I’ve seen Christmas trees for as long as I can remember. My first recollection of Christmas trees and gifts was when I was between 3 and 4 years of age, sitting on the floor of a church looking at a tall, Christmas tree decorated with ornaments and lights while Santa distributed gifts.
My little sister, Adeline received doll dishes, I received a doll. I fervently believed Santa had made a mistake; Adeline should have gotten the doll, and I, the dishes. I knew how to have pretend tea parties, but Adeline did not because she was still a baby. I cried and whined for hours because my parents would not let me make the exchange.
When I was 5 years old, I counted down the days until Christmas and spent hours leafing thru the toy pages in the Sears catalog. I don’t remember a tree that year, but I remember the pretty butterfly on wheels my brother Mickey got. .
I was in the third grade when the family moved to Iowa Falls, Iowa. On Christmas Eve, Mom and Dad helped us hang our stockings and put out a plate of cookies for Santa, then it was off to bed. When we woke Christmas morning, there would be a magnificent tree, glowing with tinsel, ornaments and lights. Toys, wrapped and unwrapped were under the tree and each of our stockings was filled with Oranges, Brazil nuts, ribbon candy and English walnuts. I remember dessert being thin slices of fruit cake that had been made months before and ripened with Kentucky Bourbon.
When Adeline and I along with Mickey and Charles were a little older, we asked the folks to let us have the Christmas tree before Christmas. From that point on, we decorated a tree before December 25, sometimes a few days, sometimes a week before.
I loved the fragile ornaments. They were usually made in Germany and were not only colorful, but had lovely shapes. One rarely sees that kind today; most of the ornaments being plastic colored balls of varying sizes. There were times when we tried to make popcorn and cranberry strings for the tree, but the cranberries usually split and we could never make the popcorn strings long enough to please us. We often made paper chains, but we ALWAYS had ice cycle tinsel.
One Christmas, when my husband, baby son and I, along with my sister Esther and her husband, Vernon, lived at the Sky Ranch, on Kings Mountain in Redwood City, I made a model of Kings Mountain on the top of a kitchen table. I moved the table to a corner of the living room and decorated the tiny Sequoia trees around the tiny Sky Ranch.
Over the years Christmas trees came and went. Most of them fir trees, but occasionally a blue spruce was decorated. The fir trees were always bushier, but the fragrance of either added to the holiday festivities. I never decorated an aluminum tree, but they were popular for several years, and then faded from sight.
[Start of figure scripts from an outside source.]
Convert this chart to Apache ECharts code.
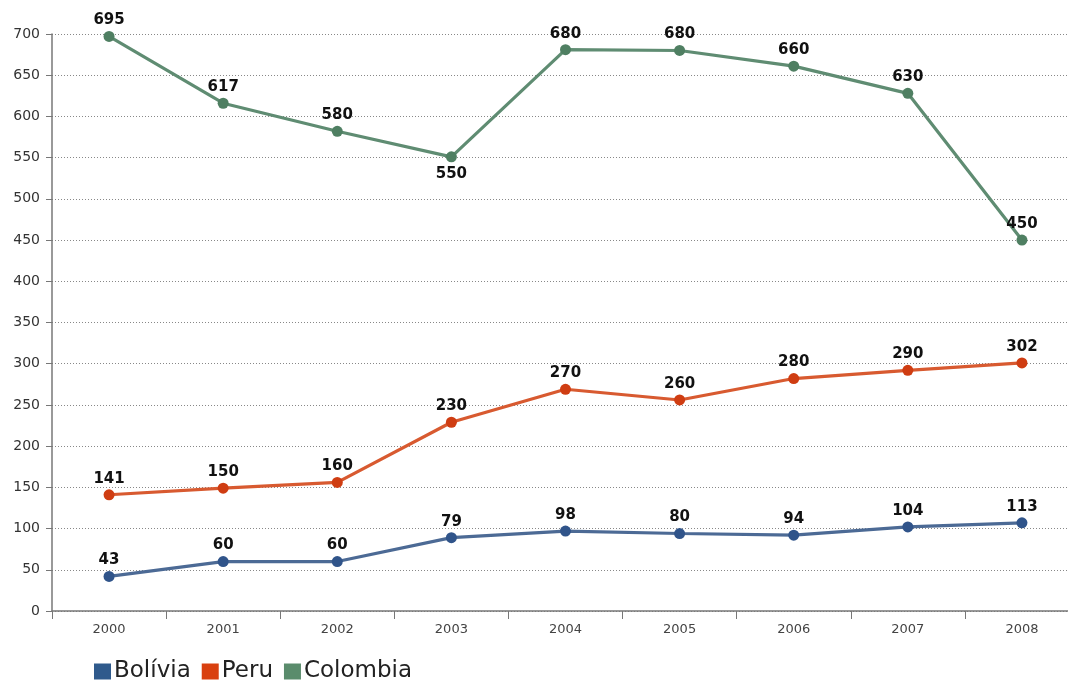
<!DOCTYPE html>
<html>
<head>
<meta charset="utf-8">
<script src="https://cdn.jsdelivr.net/npm/echarts@6/dist/echarts.min.js"></script>
<style>html,body{margin:0;padding:0;background:#fff}#c{width:1068px;height:681px}</style>
</head>
<body>
<div id="c"></div>
<script>
var years = ['2000','2001','2002','2003','2004','2005','2006','2007','2008'];
var seriesNames = ['Bolívia','Peru','Colombia'];
// plotted positions
var boliviaValues = [42, 60, 60, 89, 97, 94, 92, 102, 107];
var peruValues = [141, 149, 156, 229, 269, 256, 282, 292, 301];
var colombiaValues = [697, 616, 582, 551, 681, 680, 661, 628, 450];
// printed labels
var boliviaLabels = ['43','60','60','79','98','80','94','104','113'];
var peruLabels = ['141','150','160','230','270','260','280','290','302'];
var colombiaLabels = ['695','617','580','550','680','680','660','630','450'];
var yMin = 0, yMax = 700, yStep = 50;

var lineColors = ['#4c6a95', '#d85a30', '#5f8c72'];
var markColors = ['#30548a', '#cf3d12', '#4f7f62'];
var legendColors = ['#2f5a8c', '#d9400f', '#5a8c6c'];

function mkSeries(i, values, labels, belowIdx) {
  return {
    name: seriesNames[i],
    type: 'line',
    data: values.map(function (v, k) {
      var d = { value: v };
      if (belowIdx.indexOf(k) >= 0) d.label = { position: 'bottom', distance: 4 };
      return d;
    }),
    symbol: 'circle',
    symbolSize: 11,
    lineStyle: { color: lineColors[i], width: 3.2 },
    itemStyle: { color: markColors[i] },
    color: legendColors[i],
    label: {
      show: true,
      position: 'top',
      distance: 3,
      fontFamily: 'DejaVu Sans',
      fontWeight: 'bold',
      fontSize: 15,
      color: '#111',
      formatter: function (p) { return labels[p.dataIndex]; }
    },
    emphasis: { disabled: true },
    animation: false
  };
}

var chart = echarts.init(document.getElementById('c'), null, { renderer: 'canvas' });
chart.setOption({
  backgroundColor: '#fff',
  animation: false,
  grid: { left: 52, top: 34, width: 1027, height: 577, containLabel: false, outerBoundsMode: 'none' },
  legend: {
    left: 94, top: 660, padding: 0,
    itemWidth: 17, itemHeight: 16, itemGap: 11,
    icon: 'rect',
    data: seriesNames.map(function (n, i) { return { name: n, itemStyle: { color: legendColors[i] } }; }),
    textStyle: { fontFamily: 'DejaVu Sans', fontSize: 23, color: '#222', padding: [0, 0, 0, -2] }
  },
  xAxis: {
    type: 'category',
    data: years,
    boundaryGap: true,
    axisLine: { lineStyle: { color: '#777', width: 1.5 } },
    axisTick: { show: true, length: 8, alignWithLabel: false, lineStyle: { color: '#777' } },
    axisLabel: { fontFamily: 'DejaVu Sans', fontSize: 13, color: '#444', margin: 12 },
    splitLine: { show: false }
  },
  yAxis: {
    type: 'value',
    min: yMin, max: yMax, interval: yStep,
    axisLine: { show: true, lineStyle: { color: '#777', width: 1.5 } },
    axisTick: { show: true, length: 6, lineStyle: { color: '#777' } },
    axisLabel: { fontFamily: 'DejaVu Sans', fontSize: 14, color: '#333', margin: 12 },
    splitLine: { show: true, lineStyle: { color: '#888', type: [1, 2], width: 1 } }
  },
  series: [
    mkSeries(0, boliviaValues, boliviaLabels, []),
    mkSeries(1, peruValues, peruLabels, []),
    mkSeries(2, colombiaValues, colombiaLabels, [3])
  ]
});
</script>
</body>
</html>
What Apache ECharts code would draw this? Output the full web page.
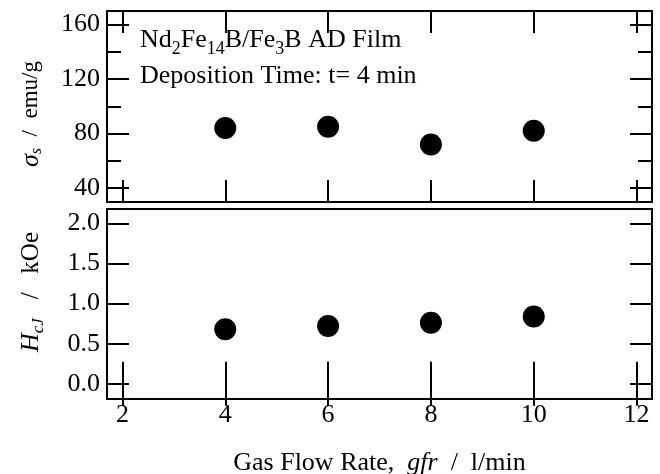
<!DOCTYPE html>
<html>
<head>
<meta charset="utf-8">
<script src="https://cdn.jsdelivr.net/npm/echarts@6/dist/echarts.min.js"></script>
<style>
  html, body { margin: 0; padding: 0; background: #fff; }
  #chart { width: 660px; height: 474px; }
</style>
</head>
<body>
<div id="chart"></div>
<script>
// data
const gasFlowRate = [4, 6, 8, 10];
const sigmaS = [84, 85, 72, 82];
const hcj = [0.68, 0.72, 0.76, 0.84];

// ticks
const xTicks = [2, 4, 6, 8, 10, 12];
const sigmaMajor = [40, 80, 120, 160];
const sigmaMinor = [60, 100, 140];
const hcjTicks = [0, 0.5, 1.0, 1.5, 2.0];

const FONT = 'Liberation Serif';
const FS = 26;
const chart = echarts.init(document.getElementById('chart'));

function xAx(grid, pos, labels) {
  return {
    type: 'value', gridIndex: grid, position: pos, min: 1.7, max: 12.3,
    axisLine: { show: false },
    splitLine: { show: false },
    axisTick: { inside: true, length: 22, customValues: xTicks, lineStyle: { color: '#000', width: 2 } },
    axisLabel: { show: labels, customValues: xTicks, margin: 3, color: '#000', fontFamily: FONT, fontSize: FS }
  };
}

function yAx(grid, pos, min, max, ticks, len, labels, fmt) {
  return {
    type: 'value', gridIndex: grid, position: pos, min: min, max: max,
    axisLine: { show: false },
    splitLine: { show: false },
    axisTick: { inside: true, length: len, customValues: ticks, lineStyle: { color: '#000', width: 2 } },
    axisLabel: { show: labels, customValues: ticks, margin: 7, color: '#000', fontFamily: FONT, fontSize: FS, formatter: fmt }
  };
}

const txt = { fontFamily: FONT, fontSize: FS, lineHeight: 26, fill: '#000' };
// subscript: pushed down with top padding, small lineHeight so the line keeps its height
function sub(size, drop, italic) {
  return {
    fontFamily: FONT, fontSize: size, lineHeight: 6, verticalAlign: 'top',
    padding: [drop, 0, 0, 0], fill: '#000', fontStyle: italic ? 'italic' : 'normal'
  };
}

const gridBase = { left: 107, width: 545, show: true, borderColor: '#000', borderWidth: 2, backgroundColor: 'transparent', outerBoundsMode: 'none', containLabel: false };

chart.setOption({
  animation: false,
  backgroundColor: '#fff',
  grid: [
    Object.assign({ top: 11, height: 191 }, gridBase),
    Object.assign({ top: 209, height: 190 }, gridBase)
  ],
  xAxis: [
    xAx(0, 'bottom', false),
    xAx(0, 'top', false),
    Object.assign(xAx(1, 'bottom', true), {
      name: '{a|Gas Flow Rate,  }{i|gfr}{a|  /  l/min}',
      nameLocation: 'middle',
      nameGap: 51,
      nameTextStyle: {
        rich: {
          a: { fontFamily: FONT, fontSize: FS, color: '#000' },
          i: { fontFamily: FONT, fontSize: FS, color: '#000', fontStyle: 'italic' }
        }
      }
    }),
    xAx(1, 'top', false)
  ],
  yAxis: [
    yAx(0, 'left', 29.7, 170, sigmaMajor, 22, true),
    yAx(0, 'left', 29.7, 170, sigmaMinor, 14, false),
    yAx(0, 'right', 29.7, 170, sigmaMajor, 22, false),
    yAx(0, 'right', 29.7, 170, sigmaMinor, 14, false),
    yAx(1, 'left', -0.19, 2.18, hcjTicks, 22, true, v => v.toFixed(1)),
    yAx(1, 'right', -0.19, 2.18, hcjTicks, 22, false)
  ],
  graphic: [
    {
      type: 'text', x: 140, y: 40,
      style: Object.assign({
        text: 'Nd{s|2}Fe{s|14}B/Fe{s|3}B AD Film',
        verticalAlign: 'middle',
        rich: { s: sub(18, 13, false) }
      }, txt)
    },
    {
      type: 'text', x: 140, y: 76,
      style: Object.assign({ text: 'Deposition Time: t= 4 min', verticalAlign: 'middle' }, txt)
    },
    {
      type: 'text', x: 31, y: 114, rotation: Math.PI / 2,
      style: Object.assign({
        text: '{i|σ}{s|s}  /  emu/g',
        align: 'center', verticalAlign: 'middle',
        rich: {
          i: { fontFamily: FONT, fontSize: 26, lineHeight: 26, fontStyle: 'italic', fill: '#000' },
          s: sub(16, 11, true)
        }
      }, txt, { fontSize: 23 })
    },
    {
      type: 'text', x: 31, y: 292, rotation: Math.PI / 2,
      style: Object.assign({
        text: '{i|H}{s|cJ}   /   kOe',
        align: 'center', verticalAlign: 'middle',
        rich: {
          i: { fontFamily: FONT, fontSize: 26, lineHeight: 26, fontStyle: 'italic', fill: '#000' },
          s: sub(17, 12, true)
        }
      }, txt, { fontSize: 25 })
    }
  ],
  series: [
    {
      type: 'scatter', xAxisIndex: 0, yAxisIndex: 0,
      data: gasFlowRate.map((x, i) => [x, sigmaS[i]]),
      symbol: 'circle', symbolSize: 22,
      itemStyle: { color: '#000', opacity: 1 }
    },
    {
      type: 'scatter', xAxisIndex: 2, yAxisIndex: 4,
      data: gasFlowRate.map((x, i) => [x, hcj[i]]),
      symbol: 'circle', symbolSize: 22,
      itemStyle: { color: '#000', opacity: 1 }
    }
  ]
});
</script>
</body>
</html>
I once returned a Christmas tree to the lot and demanded an exchange. As I watched the helper nail the wooden stand on the tree I had purchased, I told him it was crooked but he said it would be fine. When I got it home I strung the lights and decorated it but had to turn it so it leaned against the wall in order to stand straight. It looked ok so I went about my house chores and suddenly I heard a crash. The tree had fallen down and decorations scattered all over the floor. I picked up the tree and set it more firmly against the wall and redecorated it. It crashed a second time, breaking many of the decorations. I was really annoyed, and rather than fixing it again, I removed the lights and any ornaments still on the tree and took it back to the lot. An exchange was made, setting the world right again, but I think I’m the only person who ever returned a Christmas tree.
When I lived in France, our French student friends came to help decorate our tree and insisted on candles even though that practice had long disappeared in the states because of fire hazard. With great caution, we lit the candles. The sight was quite enchanting and dramatic.
Plastic Christmas trees have been on the market for a long time, but tree farms offer genuine trees with ideal shapes for holding ornaments and a star at the top. For the last few years I have continued displaying the same 2 foot tall imitation table tree that came with charming tiny wooden ornaments and mini lights.